Meditations (on an October afternoon)

Has anyone ever felt the need to relinquish the monotony of the daily life, flee away from everyone and everything--if only for an hour or so? I like my solitary moments--not to say that I want to have them all the time--but solitude doesn't bother or frighten me: on the contrary, sometimes I find it necessary.

So on days like that, I take leisurely walks and cuddle in the heart of nature. I develop the habit of entering into myself, which makes me finally lose the feeling and even the remembrance of my and others' daily evils.

I do not exist, except in memories; so in order to contemplate myself I tend to sit apart from the opprobrium of a lame reality. In the idleness of my body, my soul is still active; it still produces sentiments and thoughts and its inner and moral life seems to be increased by the death of every earthly and temporal interest. My body is nothing but an embarrassment, but an obstacle, just there, and in advance I disengage myself from it as much as I can. I go back in times for I do find no more food for my heart upon earth; I accustom myself little by little to nourish it with its own substance, and to seek pasturage within me. I make times that have gone by be reborn, for I am the only master of a paradise of memories. Those reveries recall to me pleasure, or so to say, double my existence as I live through them again.

In spite of the world, I enjoy the charm of a remote utopia for I live decrepit with myself in another age, as if I were living with a younger friend.

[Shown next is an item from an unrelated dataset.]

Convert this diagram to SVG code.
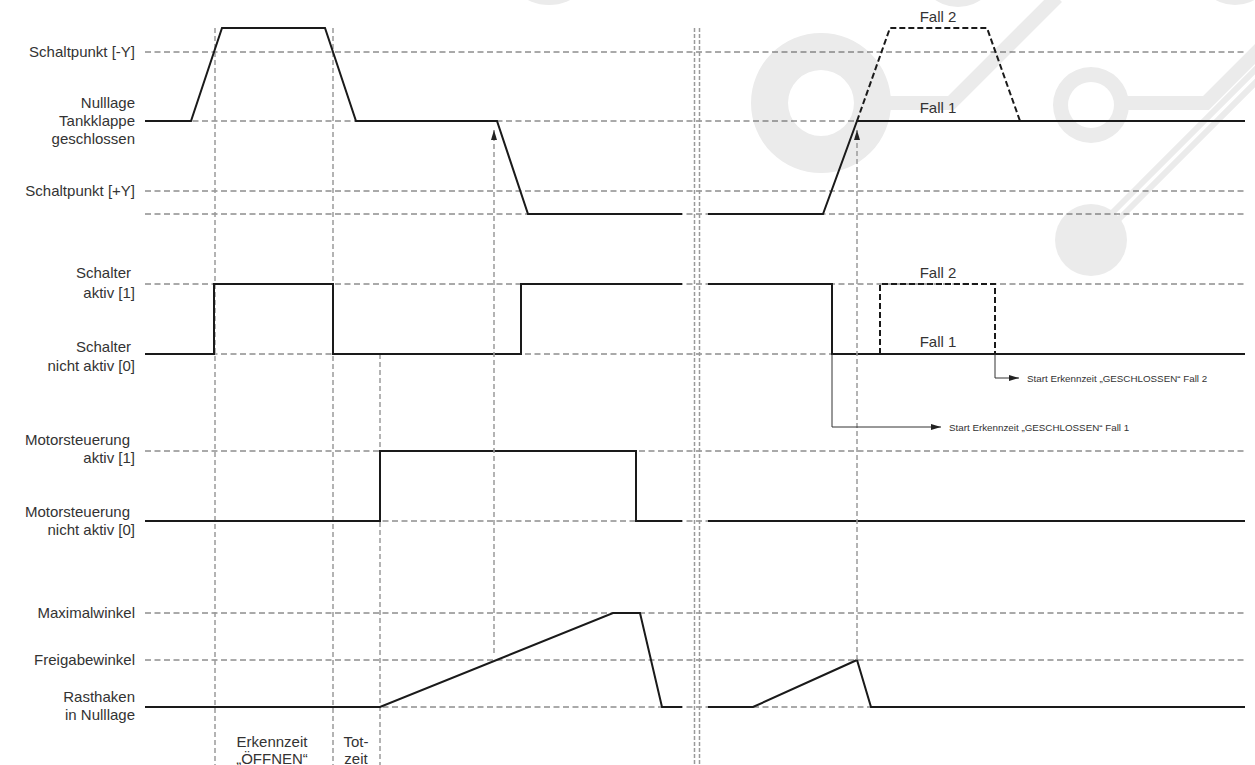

And there remains for me neither hope, nor fear in this world--I am tranquil at the bottom of the gulf, a poor fortunate mortal, but as undisturbed as God Himself.

I remark in the vicissitudes of my long journey, that epochs of my sweetest enjoyments and the most lively pleasures are not in every case those of which the remembrance draws me and touches me most nearly. These short moments of delirium and passion, however strong they may be are nevertheless, by there vivacity, only scattered points in the line of life. They are too rare and too rapid to constitute a state, and the happiness which I regret is not composed of fugitive instincts, but a simple and permanent state, which has nothing keen in itself, but the duration of which increases the charm to the point of finding supreme felicity.

My first sensation is delicious. I am born in this instant of life and it seems to me that I fill with my light existence all the objects that I perceive. Entirely given up to this moment, I rebuild everything all over again. I have no distinct notion of individuality--not the least idea of who I was. I feel neither evil, nor trouble, nor fear. I have emerged from a pond of tear--a mere creation of humbled despair, or disappointment--but I look at it without even dreaming that this pond, in any way, belonged to me.

I am the beautiful statue now--I am finished. My sculptor was the instability of earthly things--the manifold blends of feelings, impacts, temperaments, people that I loved and was loved by, friendships, experiences. I have been hit painfully by their chisel, but I am the beautiful statue now--I am admirable. My human covetousness has turned into a serene, silent perfection. It is my solace, my inspiration, my most rational pleasure--it is my reward for having lived.